Source material.
----------------

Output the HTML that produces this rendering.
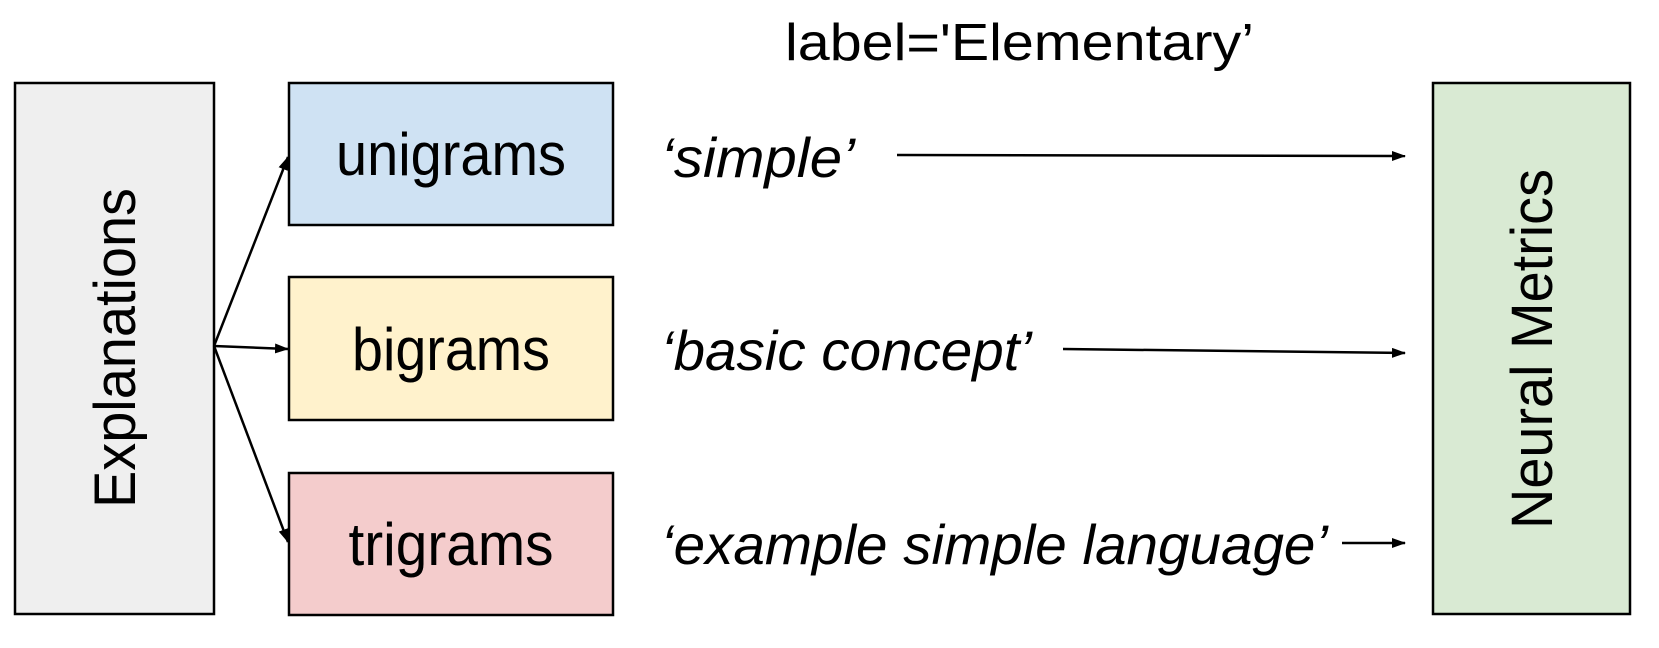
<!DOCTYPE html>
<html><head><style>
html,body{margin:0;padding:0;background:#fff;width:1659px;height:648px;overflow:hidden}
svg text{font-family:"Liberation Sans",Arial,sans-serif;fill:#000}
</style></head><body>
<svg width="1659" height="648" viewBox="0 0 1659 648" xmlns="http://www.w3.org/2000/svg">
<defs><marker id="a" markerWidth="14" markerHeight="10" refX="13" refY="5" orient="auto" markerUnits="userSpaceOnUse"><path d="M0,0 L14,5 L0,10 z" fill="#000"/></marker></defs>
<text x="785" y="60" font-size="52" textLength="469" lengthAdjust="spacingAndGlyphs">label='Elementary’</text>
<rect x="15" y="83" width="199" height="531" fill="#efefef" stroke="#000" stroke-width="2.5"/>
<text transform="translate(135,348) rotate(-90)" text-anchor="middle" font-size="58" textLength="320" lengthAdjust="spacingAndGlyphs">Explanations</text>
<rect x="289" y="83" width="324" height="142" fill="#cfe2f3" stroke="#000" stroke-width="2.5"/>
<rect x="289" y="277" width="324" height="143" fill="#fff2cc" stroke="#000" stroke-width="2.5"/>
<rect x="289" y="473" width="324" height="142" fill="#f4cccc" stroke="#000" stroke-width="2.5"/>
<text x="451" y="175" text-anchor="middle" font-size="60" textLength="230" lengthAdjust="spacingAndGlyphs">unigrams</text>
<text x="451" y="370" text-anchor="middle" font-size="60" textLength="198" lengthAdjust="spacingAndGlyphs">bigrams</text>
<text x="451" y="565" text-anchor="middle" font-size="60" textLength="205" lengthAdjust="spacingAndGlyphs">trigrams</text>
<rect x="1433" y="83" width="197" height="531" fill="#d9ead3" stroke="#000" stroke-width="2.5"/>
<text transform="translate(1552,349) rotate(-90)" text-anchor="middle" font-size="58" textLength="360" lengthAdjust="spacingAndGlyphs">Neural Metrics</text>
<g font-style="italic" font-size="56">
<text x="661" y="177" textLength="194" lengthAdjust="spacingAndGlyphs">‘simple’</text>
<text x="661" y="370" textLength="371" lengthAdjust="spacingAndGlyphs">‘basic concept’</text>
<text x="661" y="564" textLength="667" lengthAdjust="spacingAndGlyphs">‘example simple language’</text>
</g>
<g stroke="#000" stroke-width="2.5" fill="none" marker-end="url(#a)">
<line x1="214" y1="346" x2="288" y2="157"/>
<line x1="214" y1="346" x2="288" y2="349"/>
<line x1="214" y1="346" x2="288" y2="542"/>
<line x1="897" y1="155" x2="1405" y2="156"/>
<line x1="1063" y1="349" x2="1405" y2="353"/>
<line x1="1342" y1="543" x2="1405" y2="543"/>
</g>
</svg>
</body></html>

----------------

Prompt. Every line is to be duplicated exactly, though pictures stay out.

The reply.
Output the HTML that produces this rendering.
<!DOCTYPE html>
<html><head><style>
html,body{margin:0;padding:0;background:#fff;width:1659px;height:648px;overflow:hidden}
svg text{font-family:"Liberation Sans",Arial,sans-serif;fill:#000}
</style></head><body>
<svg width="1659" height="648" viewBox="0 0 1659 648" xmlns="http://www.w3.org/2000/svg">
<defs><marker id="a" markerWidth="14" markerHeight="10" refX="13" refY="5" orient="auto" markerUnits="userSpaceOnUse"><path d="M0,0 L14,5 L0,10 z" fill="#000"/></marker></defs>
<text x="785" y="60" font-size="52" textLength="469" lengthAdjust="spacingAndGlyphs">label='Elementary’</text>
<rect x="15" y="83" width="199" height="531" fill="#efefef" stroke="#000" stroke-width="2.5"/>
<text transform="translate(135,348) rotate(-90)" text-anchor="middle" font-size="58" textLength="320" lengthAdjust="spacingAndGlyphs">Explanations</text>
<rect x="289" y="83" width="324" height="142" fill="#cfe2f3" stroke="#000" stroke-width="2.5"/>
<rect x="289" y="277" width="324" height="143" fill="#fff2cc" stroke="#000" stroke-width="2.5"/>
<rect x="289" y="473" width="324" height="142" fill="#f4cccc" stroke="#000" stroke-width="2.5"/>
<text x="451" y="175" text-anchor="middle" font-size="60" textLength="230" lengthAdjust="spacingAndGlyphs">unigrams</text>
<text x="451" y="370" text-anchor="middle" font-size="60" textLength="198" lengthAdjust="spacingAndGlyphs">bigrams</text>
<text x="451" y="565" text-anchor="middle" font-size="60" textLength="205" lengthAdjust="spacingAndGlyphs">trigrams</text>
<rect x="1433" y="83" width="197" height="531" fill="#d9ead3" stroke="#000" stroke-width="2.5"/>
<text transform="translate(1552,349) rotate(-90)" text-anchor="middle" font-size="58" textLength="360" lengthAdjust="spacingAndGlyphs">Neural Metrics</text>
<g font-style="italic" font-size="56">
<text x="661" y="177" textLength="194" lengthAdjust="spacingAndGlyphs">‘simple’</text>
<text x="661" y="370" textLength="371" lengthAdjust="spacingAndGlyphs">‘basic concept’</text>
<text x="661" y="564" textLength="667" lengthAdjust="spacingAndGlyphs">‘example simple language’</text>
</g>
<g stroke="#000" stroke-width="2.5" fill="none" marker-end="url(#a)">
<line x1="214" y1="346" x2="288" y2="157"/>
<line x1="214" y1="346" x2="288" y2="349"/>
<line x1="214" y1="346" x2="288" y2="542"/>
<line x1="897" y1="155" x2="1405" y2="156"/>
<line x1="1063" y1="349" x2="1405" y2="353"/>
<line x1="1342" y1="543" x2="1405" y2="543"/>
</g>
</svg>
</body></html>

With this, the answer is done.